Итоги церковной политики Юстиниана Бек подводит следующим образом: «С политической точки зрения его деятельность в церковной сфере могла представляться последовательной, для самой церковной истории она начинается многообещающе православно, затем уклоняется в теопасхизм — так, однако, чтобы около 536 г. действовать прямо-таки с полной преданностью папе. Затем путь приводит к Трем Главам, и он (Юстиниан. — М.Г.) принес старое, трезвое, драгоценное богословское наследие в жертву политики, которая сама по себе была безнадежной»[80]. Основным недостатком данного высказывания является то, что Бек так и не вскрыл, какие, собственно, конкретные цели ставила перед собой эта политика кроме общей и отвлеченной цели достижения единства веры в Империи. При этом Бек дает понять, что в политике Юстиниана он считает ошибочными как раз те моменты, которые шли вразрез с линией римских пап.

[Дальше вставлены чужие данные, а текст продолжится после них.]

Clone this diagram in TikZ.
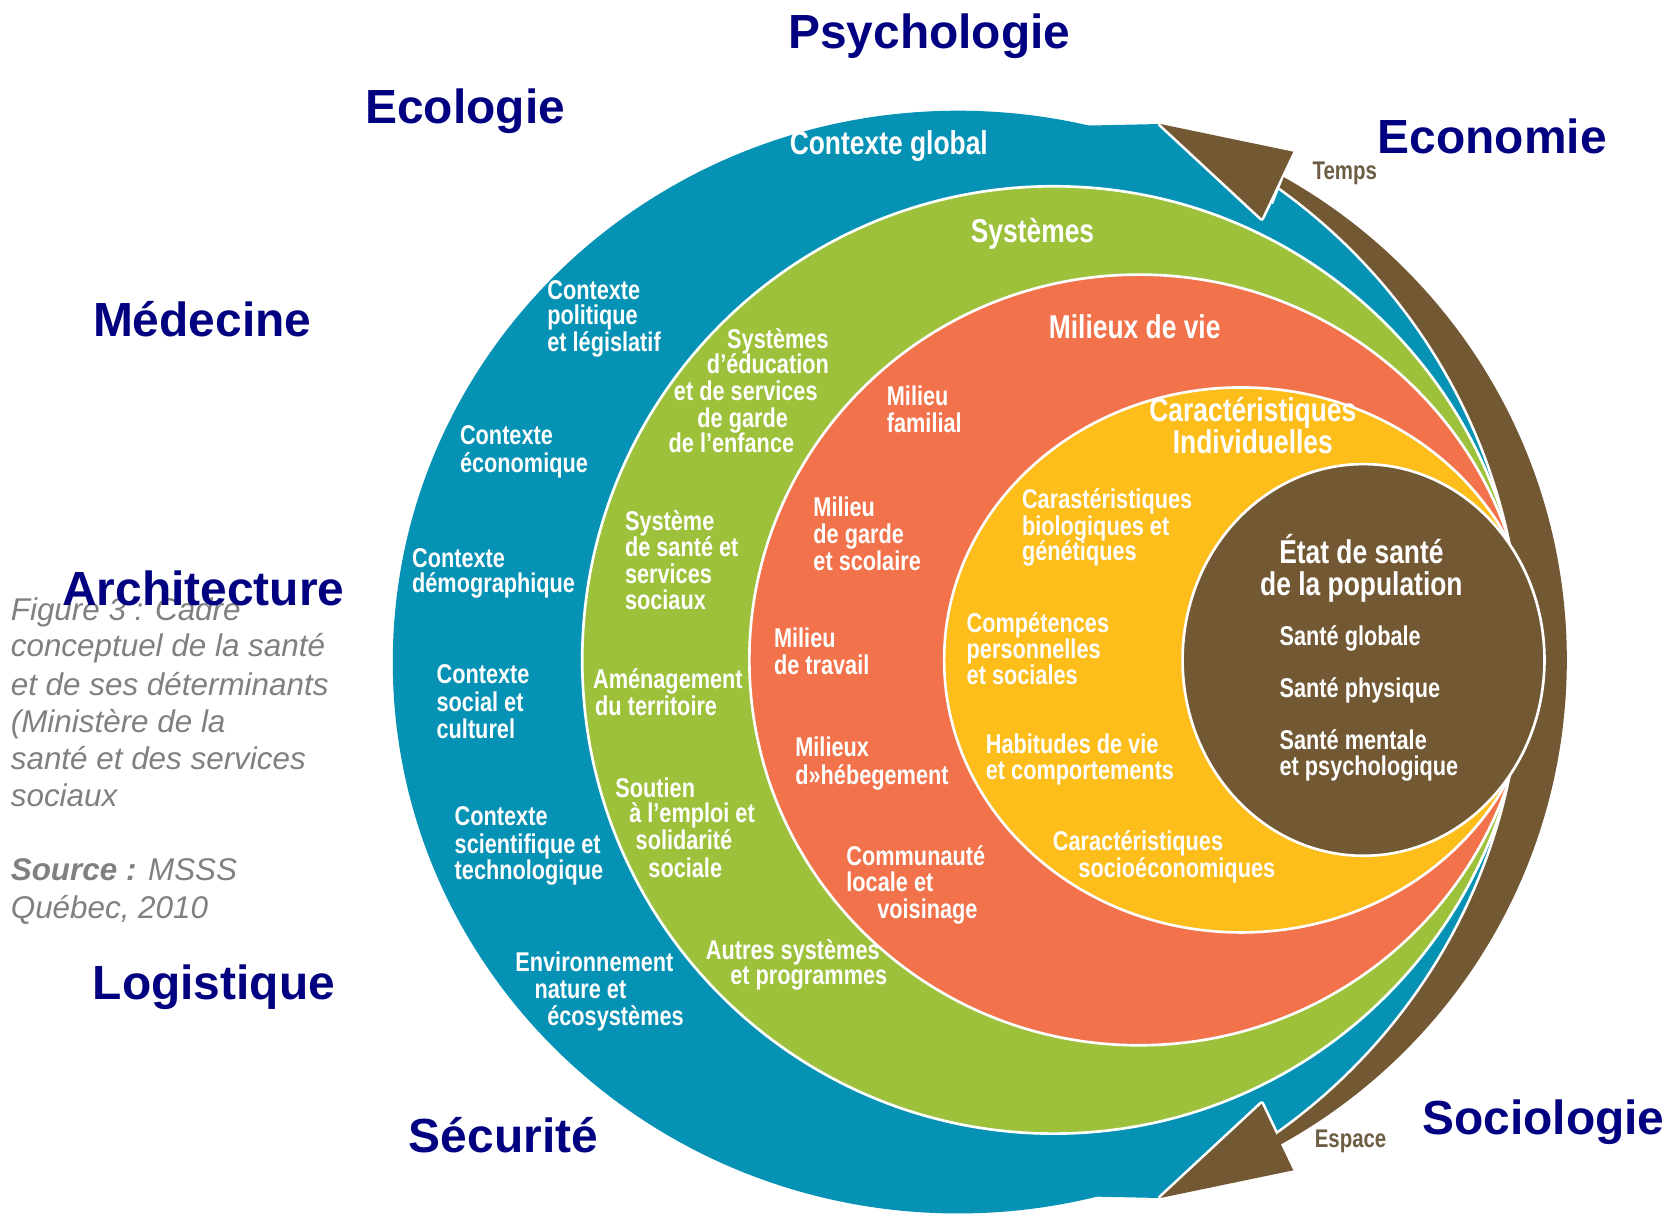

Среди всего массива литературы, посвященной церковной политике Юстиниана в отношении антихалкидонитов, бесспорно, следует выделить раздел монументального труда «Иисус Христос в вере Церкви» немецкого католического ученого Алоиза Грилльмайера. Данный труд, начатый автором, в настоящее время продолжается его преемниками и является незаменимым пособием при изучении всех аспектов исторического развития христологии Церкви, особенно в период накануне и после Халкидонского Собора (451 г.). Определить жанр этого труда непросто[81]. Мы все же склонны считать его масштабным справочным пособием, дающим необходимый контекст и инструментарий для исследователя отдельных сюжетов. Следует констатировать, что в силу необыкновенно широкого охвата соответствующего материала труд А. Грилльмайера представляет собой некое общее «изложение христологии постхалкидонского времени»[82], по-видимому не претендующее на одинаково глубокий анализ всех затрагиваемых аспектов[83].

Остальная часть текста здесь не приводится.